## What you have to do
Work out how many lines hold the string "chart". The answer is a single number, nothing more.

## Input data
____
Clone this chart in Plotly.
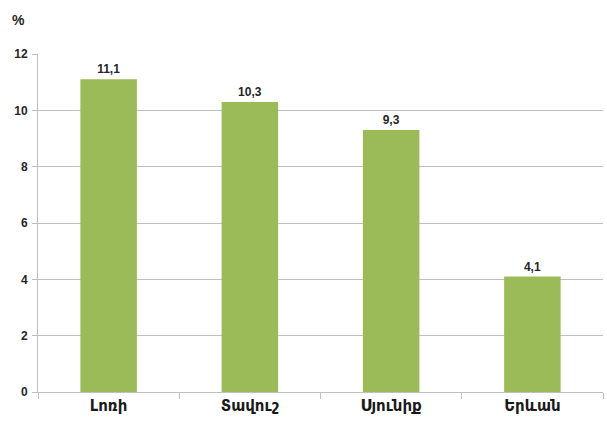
import plotly.graph_objects as go

regions = ["Լոռի", "Տավուշ", "Սյունիք", "Երևան"]
values = [11.1, 10.3, 9.3, 4.1]
value_labels = ["11,1", "10,3", "9,3", "4,1"]
y_ticks = [0, 2, 4, 6, 8, 10, 12]

font_family = "Liberation Sans, Arial, Noto Sans, DejaVu Sans, sans-serif"

fig = go.Figure(
    go.Bar(
        x=regions,
        y=values,
        text=value_labels,
        texttemplate="<b>%{text}</b>",
        textposition="outside",
        textfont=dict(family=font_family, size=12, color="#262626"),
        marker=dict(color="#9BBB59", line=dict(width=0)),
        width=0.4,
        cliponaxis=False,
    )
)

fig.update_layout(
    width=607,
    height=427,
    margin=dict(l=38, r=4, t=54, b=35),
    paper_bgcolor="white",
    plot_bgcolor="white",
    showlegend=False,
    font=dict(family=font_family, color="#262626"),
)

fig.update_xaxes(
    type="category",
    tickvals=regions,
    ticktext=[f"<b>{r}</b>" for r in regions],
    showline=True,
    linecolor="#BFBFBF",
    linewidth=1,
    ticks="outside",
    tickson="boundaries",
    ticklen=6,
    tickcolor="#BFBFBF",
    tickfont=dict(size=15, family=font_family, color="#1a1a1a"),
    showgrid=False,
)

fig.update_yaxes(
    range=[0, 12],
    tickvals=y_ticks,
    ticktext=[f"<b>{v}</b>" for v in y_ticks],
    showline=True,
    linecolor="#BFBFBF",
    linewidth=1,
    ticks="outside",
    ticklen=5,
    tickcolor="#BFBFBF",
    showgrid=True,
    gridcolor="#BFBFBF",
    gridwidth=1,
    zeroline=False,
    ticklabelstandoff=2,
    tickfont=dict(size=12, family=font_family, color="#262626"),
)

fig.add_annotation(
    text="<b>%</b>",
    xref="paper", yref="paper",
    x=-0.05, y=1.0,
    xanchor="left", yanchor="bottom",
    yshift=24,
    showarrow=False,
    font=dict(size=14, family=font_family, color="#262626"),
)

fig.write_html("out.html")
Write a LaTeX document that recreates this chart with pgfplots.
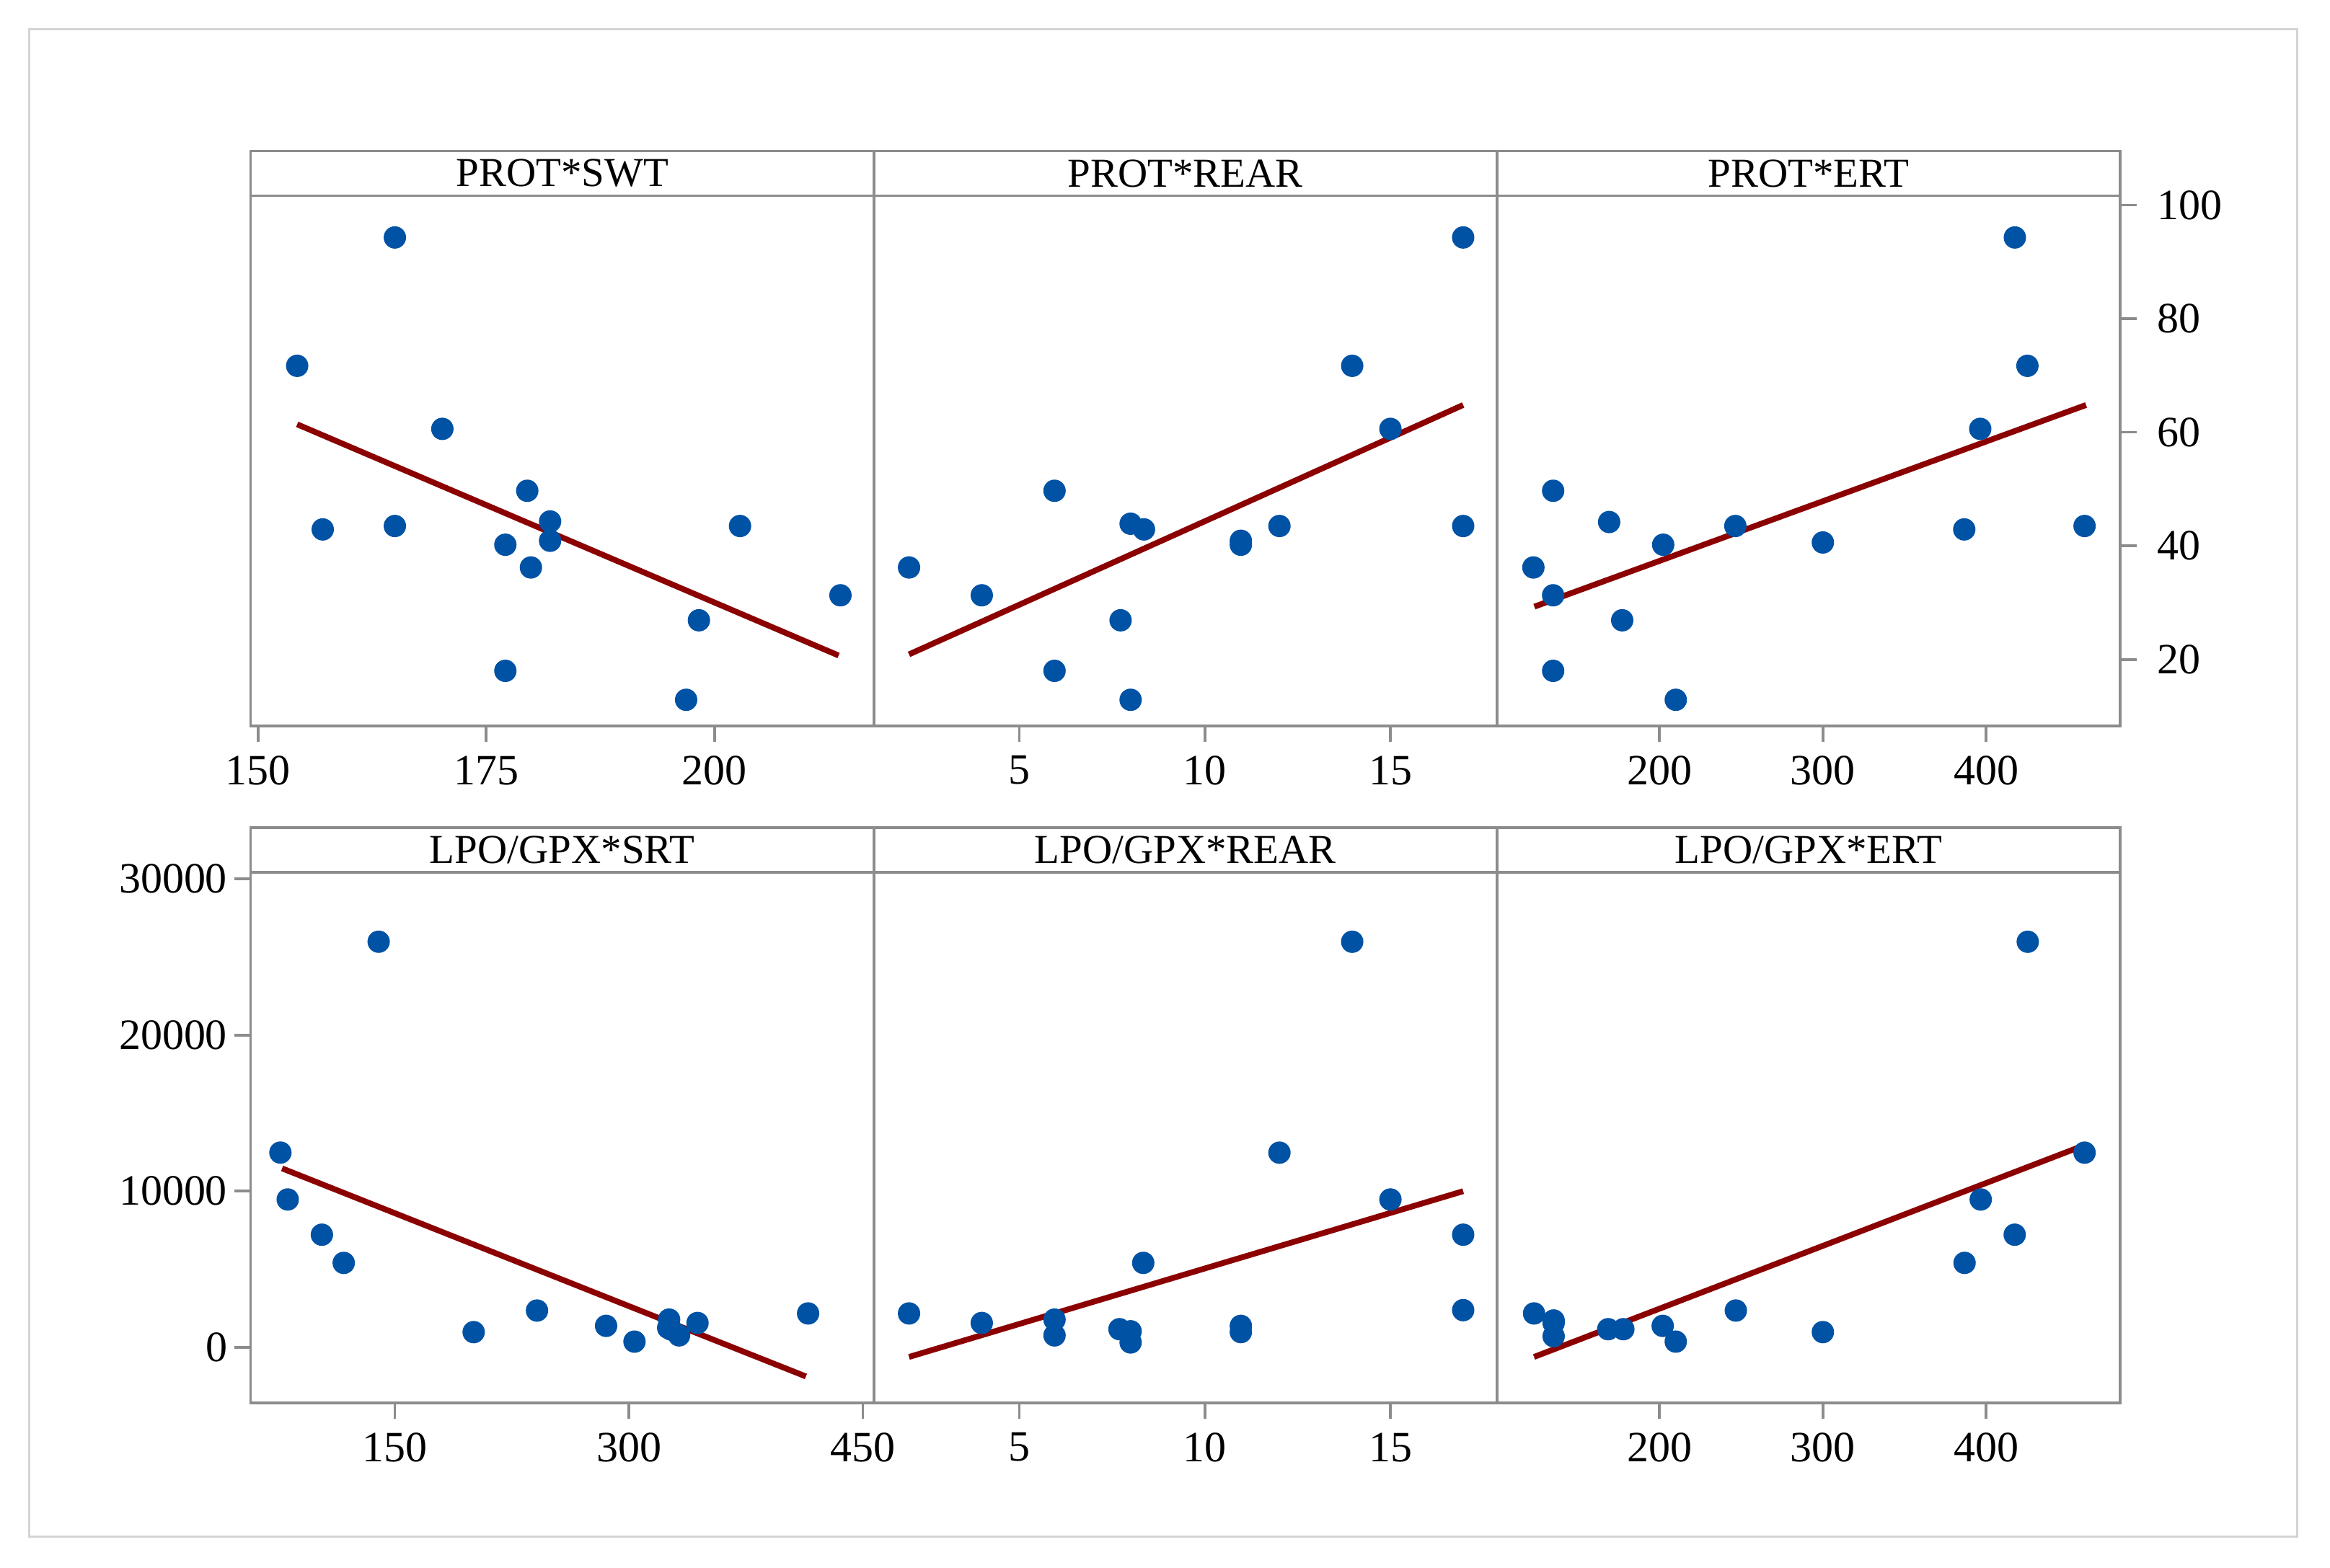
\documentclass[border=0pt]{standalone}
\usepackage{fontspec}
\setmainfont{Liberation Serif}
\usepackage{pgfplots}
\pgfplotsset{compat=1.18}
\definecolor{axgray}{RGB}{140,140,140}
\definecolor{framegray}{RGB}{212,212,212}
\definecolor{dotblue}{RGB}{0,82,165}
\definecolor{linered}{RGB}{139,0,0}
\pgfplotsset{
  panel/.style={
    scale only axis, width=172.83pt, anchor=south west,
    axis line style={draw=axgray, line width=0.75pt},
    every tick/.style={draw=axgray, line width=0.75pt},
    tick align=outside, major tick length=4.5pt,
    xtick pos=bottom, ytick=\empty,
    tick label style={font=\fontsize{12}{12}\selectfont, inner sep=0pt, text=black},
    /pgf/number format/assume math mode=true,
    /pgf/number format/1000 sep={},
    scaled ticks=false,
    xticklabel shift=3.6pt,
    clip=false,
  },
  top/.style={panel, height=147.1pt, ymin=8.3, ymax=101.65},
  bot/.style={panel, height=147.2pt, ymin=-3550, ymax=30415},
  dots/.style={only marks, mark=*, mark size=2.9pt, mark options={draw=dotblue, fill=dotblue}},
  fit/.style={no marks, draw=linered, line width=1.6pt},
}
\newcommand{\strip}[2]{%
  \draw[axgray, line width=0.75pt] (#1.north west) rectangle ([yshift=12.4pt]#1.north east);
  \node[font=\fontsize{11.4}{11.4}\selectfont, inner sep=0pt] at ([yshift=6.2pt]#1.north) {#2};
}
\begin{document}
\begin{tikzpicture}
\path[use as bounding box] (0,0) rectangle (646.2pt,435pt);
\draw[framegray, line width=0.6pt] (8.1pt,8.6pt) rectangle (637pt,426.9pt);

% ---------- top row ----------
\begin{axis}[top, name=p1, at={(69.5pt,233.6pt)}, xmin=149.2, xmax=217.45, xtick={150,175,200}]
\addplot[dots] coordinates {
(154.3,71.7) (157.1,42.9) (165.0,94.3) (165.0,43.5) (170.2,60.6)
(177.1,40.2) (177.1,18.0) (179.5,49.7) (179.9,36.2) (182.0,44.3)
(182.0,40.9) (196.9,12.9) (198.3,26.9) (202.8,43.5) (213.8,31.3)};
\addplot[fit] coordinates {(154.3,61.4) (213.6,20.7)};
\end{axis}

\begin{axis}[top, name=p2, at={(242.33pt,233.6pt)}, xmin=1.08, xmax=17.87, xtick={5,10,15}]
\addplot[dots] coordinates {
(2.03,36.2) (3.99,31.3) (5.95,49.7) (5.95,18.0) (7.73,26.9)
(8.0,43.9) (8.36,42.9) (8.0,12.9) (10.97,40.9) (10.97,40.2)
(12.01,43.5) (13.97,71.7) (15.0,60.6) (16.96,94.3) (16.96,43.5)};
\addplot[fit] coordinates {(2.03,20.9) (16.96,64.8)};
\end{axis}

\begin{axis}[top, name=p3, at={(415.17pt,233.6pt)}, xmin=100.4, xmax=482.1, xtick={200,300,400},
  ytick={20,40,60,80,100}, ytick pos=right, yticklabel pos=right, yticklabel shift=5.6pt]
\addplot[dots] coordinates {
(122.7,36.2) (134.8,49.7) (134.8,31.3) (134.8,18.0) (169.1,44.2)
(177.1,26.9) (202.2,40.2) (209.9,12.9) (246.4,43.5) (300.0,40.6)
(386.6,42.9) (396.4,60.6) (417.6,94.3) (425.3,71.7) (460.3,43.5)};
\addplot[fit] coordinates {(123.3,29.3) (461.2,64.8)};
\end{axis}

% ---------- bottom row ----------
\begin{axis}[bot, name=p4, at={(69.5pt,45.8pt)}, xmin=57.5, xmax=457, xtick={150,300,450},
  ytick={0,10000,20000,30000}, ytick pos=left, yticklabel shift=1.8pt]
\addplot[dots] coordinates {
(76.6,12470) (81.3,9470) (103.2,7215) (117.2,5410) (139.6,25970)
(200.5,980) (241.1,2360) (285.4,1380) (303.6,370) (325.8,1780)
(325.2,1250) (332.2,770) (344.0,1565) (414.9,2175) (327.0,1150)};
\addplot[fit] coordinates {(77.7,11459) (413.5,-1857)};
\end{axis}

\begin{axis}[bot, name=p5, at={(242.33pt,45.8pt)}, xmin=1.08, xmax=17.87, xtick={5,10,15}]
\addplot[dots] coordinates {
(2.03,2175) (3.99,1565) (5.95,1780) (5.95,770) (7.7,1167)
(8.0,1034) (8.0,318) (8.34,5411) (10.97,1379) (10.97,981)
(12.01,12467) (13.97,25968) (15.0,9470) (16.96,7215) (16.96,2387)};
\addplot[fit] coordinates {(2.03,-610) (16.96,10000)};
\end{axis}

\begin{axis}[bot, name=p6, at={(415.17pt,45.8pt)}, xmin=100.4, xmax=482.1, xtick={200,300,400}]
\addplot[dots] coordinates {
(123.1,2175) (135.1,1724) (135.1,1565) (135.1,716) (168.5,1167)
(177.8,1167) (201.9,1379) (209.9,371) (246.7,2361) (300.0,981)
(386.8,5411) (396.7,9470) (417.5,7215) (425.5,25968) (460.3,12467)};
\addplot[fit] coordinates {(123.1,-610) (459.6,12918)};
\end{axis}

\strip{p1}{PROT*SWT}
\strip{p2}{PROT*REAR}
\strip{p3}{PROT*ERT}
\strip{p4}{LPO/GPX*SRT}
\strip{p5}{LPO/GPX*REAR}
\strip{p6}{LPO/GPX*ERT}
\end{tikzpicture}
\end{document}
____
## Response for this exercise
2